Last Will and Testament
This is the most important document for planning the transfer of property. A properly drafted will can designate a person to serve as executor of the estate and relieve the executor from the requirement to purchase a bond, file an inventory, and request permission from the court for many routine transactions. This is especially important for dependent heirs who are dealing with a difficult grieving process and need quick access to the assets of the estate to continue to support themselves. Parents with minor children can also use a will to appoint a guardian to care for their children if both parents are deceased, and to transfer their property to a trust held for the benefit of the minor children to cover education, healthcare and other needs until the children reach adulthood.
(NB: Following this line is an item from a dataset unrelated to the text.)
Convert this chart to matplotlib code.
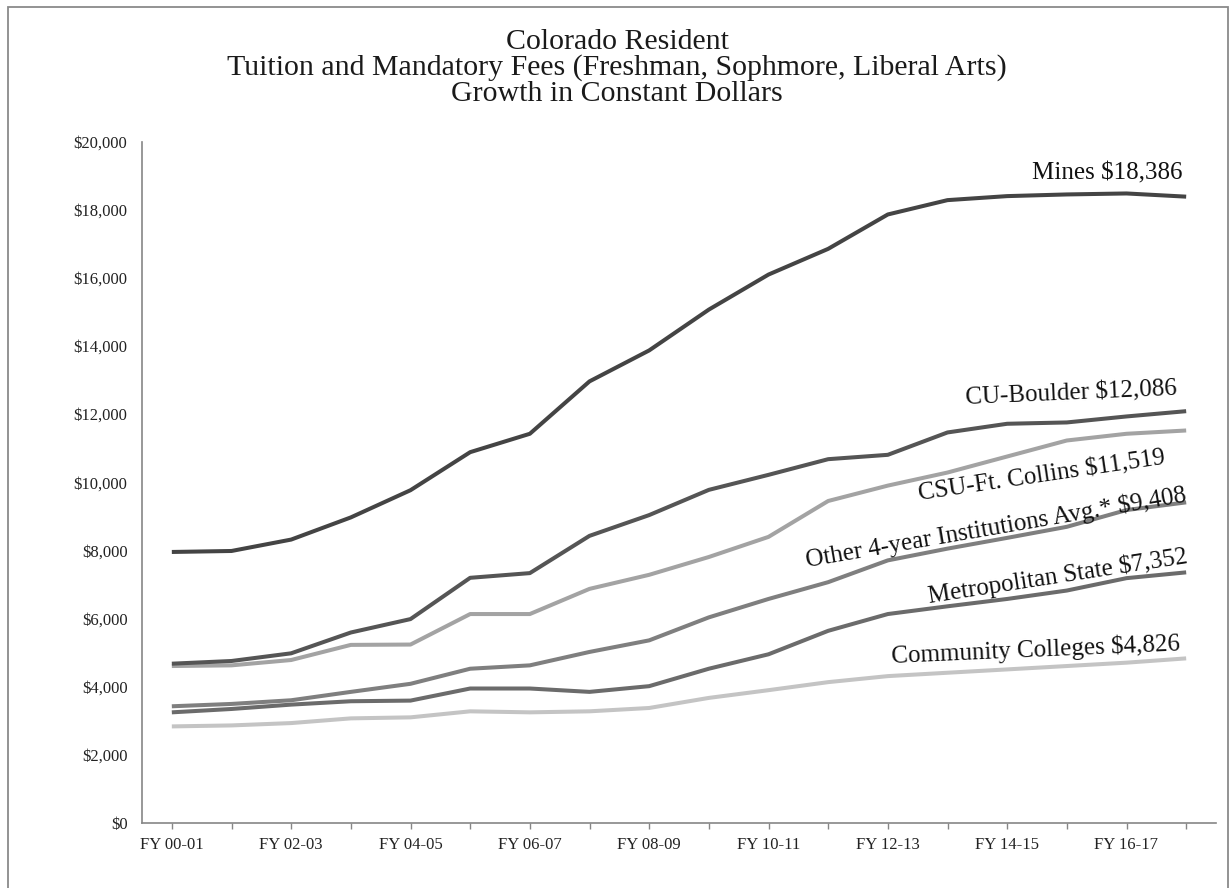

Financial Power of Attorney/Durable Power of Attorney:
The financial power of attorney or durable power of attorney (different terminology is used) allows an individual to appoint someone to take care of their financial affairs, in the future, if circumstances arise where the individual is mentally or physically incapable of taking care of their financial needs on their own. The financial power of attorney is typically used to pay to day to day living expenses or arrange for medical care. The individual’s need for assistance can arise from cognitive or physical decline with age or from an injury which affects the individual’s cognitive or physical functioning.
Healthcare Power of Attorney/Living Will:
The healthcare power of attorney or living will is similar to the financial power of attorney, but it covers healthcare decisions rather than financial decisions. Using a healthcare power of attorney, the individual can grant authority to another person to make decisions concerning healthcare if the individual is physically or mentally incapable of making the decision for himself or herself.